MC: It did, yeah. The program there is really amazing; I enjoyed my time there so much. It was a great place to get a solid, well-rounded, and challenging musical education. I had theory classes that were life-changing, but there was also chamber music and sacred music and new music—the composition program was very strong. Just a lot of opportunities for young singers to train in a whole range of styles.

BS: Beyond the money, what draws you to roles like Rigoletto?

MC: It’s music that really speaks to my soul. But what draws me to a role initially is the character. Verdi writes so well for the baritone voice, and oftentimes I think he writes himself into the role: there are so many father-daughter duets that are complex and simple at the same time.
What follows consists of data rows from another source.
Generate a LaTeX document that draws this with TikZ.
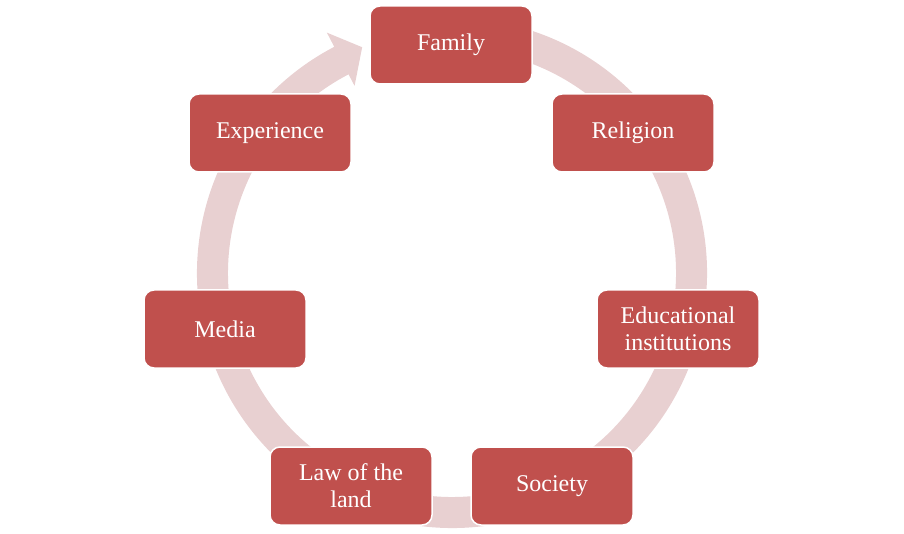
\documentclass[tikz,border=0pt]{standalone}
\usepackage{fontspec}
\setmainfont{Liberation Serif}
\definecolor{nodered}{HTML}{C0504D}
\definecolor{ringpink}{HTML}{E8D0D1}
\begin{document}
\begin{tikzpicture}[x=1pt,y=1pt,
  box/.style={rectangle, rounded corners=10pt, fill=nodered, draw=white,
    line width=1.5pt, minimum width=162pt, minimum height=78pt, text=white,
    font=\fontsize{24}{27}\selectfont, align=center, inner sep=2pt}]
\useasboundingbox (0,0) rectangle (904,533);
\begin{scope}[shift={(452,260)}]
\fill[ringpink] (80:255) arc[start angle=80,end angle=-242.5,radius=255]
  -- (117.5:271) -- (111.7:243) -- (117.5:211) -- (117.5:224)
  arc[start angle=-242.5,end angle=80,radius=224] -- cycle;
\end{scope}
\node[box] (family) at (451,488) {Family};
\node[box] (religion) at (633,400) {Religion};
\node[box] (edu) at (678,204) {Educational\\institutions};
\node[box] (society) at (552,47) {Society};
\node[box] (law) at (351,47) {Law of the\\land};
\node[box] (media) at (225,204) {Media};
\node[box] (experience) at (270,400) {Experience};
\end{tikzpicture}
\end{document}
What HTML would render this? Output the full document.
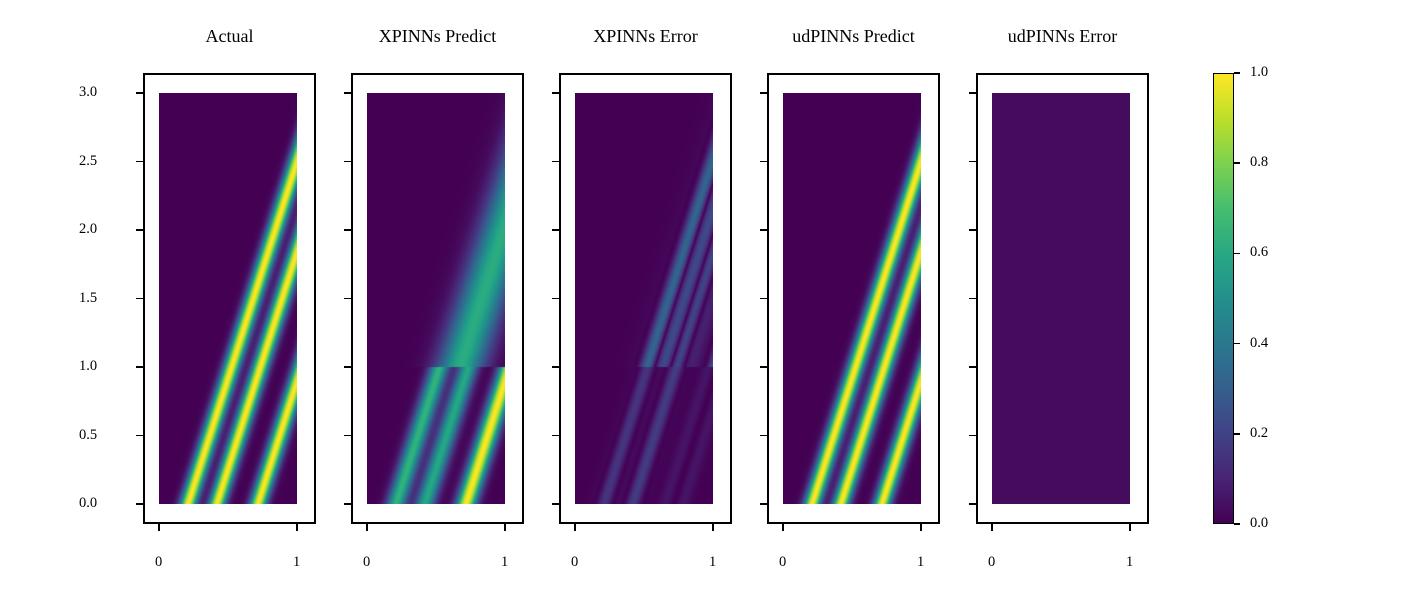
<!DOCTYPE html>
<html><head><meta charset="utf-8">
<style>
body{margin:0;background:#fff;width:1416px;height:600px;overflow:hidden;position:relative;font-family:"Liberation Serif",serif;}
.t{position:absolute;font-size:14.5px;color:#000;white-space:nowrap;}
.title{position:absolute;font-size:18px;white-space:nowrap;transform:translateX(-50%);}
.frame{position:absolute;border:2px solid #000;box-sizing:border-box;}
.tk{position:absolute;background:#000;}
canvas{position:absolute;}
</style></head><body>
<div id="root"></div>
<script>
const titles=["Actual","XPINNs Predict","XPINNs Error","udPINNs Predict","udPINNs Error"];
const stripeStarts=[0.21,0.42,0.72];
const stripeSpeed=[0.317];
const yTicks=[0.0,0.5,1.0,1.5,2.0,2.5,3.0];
const xTicks=[0,1];
const cbTicks=[0.0,0.2,0.4,0.6,0.8,1.0];
const panelLefts=[143,351,559,767,976];
const root=document.getElementById('root');
const W=173,TOP=73,H=451,D0=16,DW=138,DY0=93,DH=411;
function viridis(t){t=Math.max(0,Math.min(1,t));
 const s=[[68,1,84],[72,40,120],[62,74,137],[49,104,142],[38,130,142],[31,158,137],[53,183,121],[110,206,88],[181,222,43],[253,231,37]];
 const f=t*9,i=Math.min(8,Math.floor(f)),r=f-i;return s[i].map((v,k)=>v+(s[i+1][k]-v)*r);}
function actual(x,y){let u=0;for(const c of stripeStarts){const d=x-stripeSpeed[0]*y-c;u+=Math.exp(-d*d/(2*0.042*0.042));}return Math.min(1,u);}
function xpred(x,y){
 if(y<1){let u=0;const a=[0.65,0.6,1];stripeStarts.forEach((c,i)=>{const d=x-stripeSpeed[0]*y-c;u+=a[i]*Math.exp(-d*d/(2*0.05*0.05));});return Math.min(1,u);}
 const d=x-stripeSpeed[0]*y-0.36;return 0.62*Math.exp(-d*d/(2*0.12*0.12));}
function udpred(x,y){return actual(x,y);}
const fields=[actual,xpred,(x,y)=>Math.abs(actual(x,y)-xpred(x,y))*0.45,udpred,(x,y)=>0.03];
function mk(tag,cls,name,st){const e=document.createElement(tag);if(cls)e.className=cls;
 
 
 Object.assign(e.style,st);root.appendChild(e);return e;}
panelLefts.forEach((L,p)=>{
 const tt=mk('div','title','panel-title',{left:(L+W/2)+'px',top:'26px'});tt.textContent=titles[p];
 mk('div','frame','panel-frame',{left:L+'px',top:TOP+'px',width:W+'px',height:H+'px'});
 const cv=mk('canvas','','heatmap',{left:(L+D0)+'px',top:DY0+'px'});cv.width=DW;cv.height=DH;
 const ctx=cv.getContext('2d'),img=ctx.createImageData(DW,DH);
 for(let j=0;j<DH;j++)for(let i=0;i<DW;i++){const x=i/(DW-1),y=3*(DH-1-j)/(DH-1);const c=viridis(fields[p](x,y));const k=(j*DW+i)*4;img.data[k]=c[0];img.data[k+1]=c[1];img.data[k+2]=c[2];img.data[k+3]=255;}
 ctx.putImageData(img,0,0);
 yTicks.forEach(v=>{const y=504-v/3*411;
  mk('div','tk','y-tick',{left:(L-7)+'px',top:(y-0.75)+'px',width:'7px',height:'1.5px'});
  if(p==0){const l=mk('div','t','y-tick-label',{left:'79px',top:(y-9)+'px'});l.textContent=v.toFixed(1);}});
 xTicks.forEach(v=>{const x=L+D0+v*DW;
  mk('div','tk','x-tick',{left:(x-0.75)+'px',top:(TOP+H)+'px',width:'1.5px',height:'7px'});
  const l=mk('div','t','x-tick-label',{left:(x-4)+'px',top:'554px'});l.textContent=v;});
});
const cb=mk('div','','colorbar',{position:'absolute',left:'1213px',top:'73px',width:'21px',height:'451px',boxSizing:'border-box',border:'1.5px solid #000',
 background:'linear-gradient(to top,'+Array.from({length:11},(_,i)=>'rgb('+viridis(i/10).map(Math.round).join(',')+')').join(',')+')'});
cbTicks.forEach(v=>{const y=524-v*451;
 mk('div','tk','colorbar-tick',{left:'1234px',top:(y-0.75)+'px',width:'6px',height:'1.5px'});
 const l=mk('div','t','colorbar-tick-label',{left:'1250px',top:(y-9)+'px'});l.textContent=v.toFixed(1);});
</script>
</body></html>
They have beautiful tunes, and the character and music come together so well.

Verdi not only writes so well for the voice, but also brings text and music together in a transformative way. And that’s what great writing is all about. It’s a duality that Verdi has throughout his work—this tender, exposed lyricism next to the vendetta, the visceral moments of vengeance. For me, that’s the great draw of these roles.

BS: What’s one upcoming production that you’re particularly excited about?

MC: There’s an immersive recording of The Andrée Expedition by Dominick Argento, which is a story about this doomed expedition to the north pole. I’m still consistently trying to push the bounds of opera and make it as accessible to people as possible. I always want to debunk the myth of opera being an elitist art form. There’s this perception, sometimes, that it’s unattainable, but I don’t think it is. Once you go, people really like it.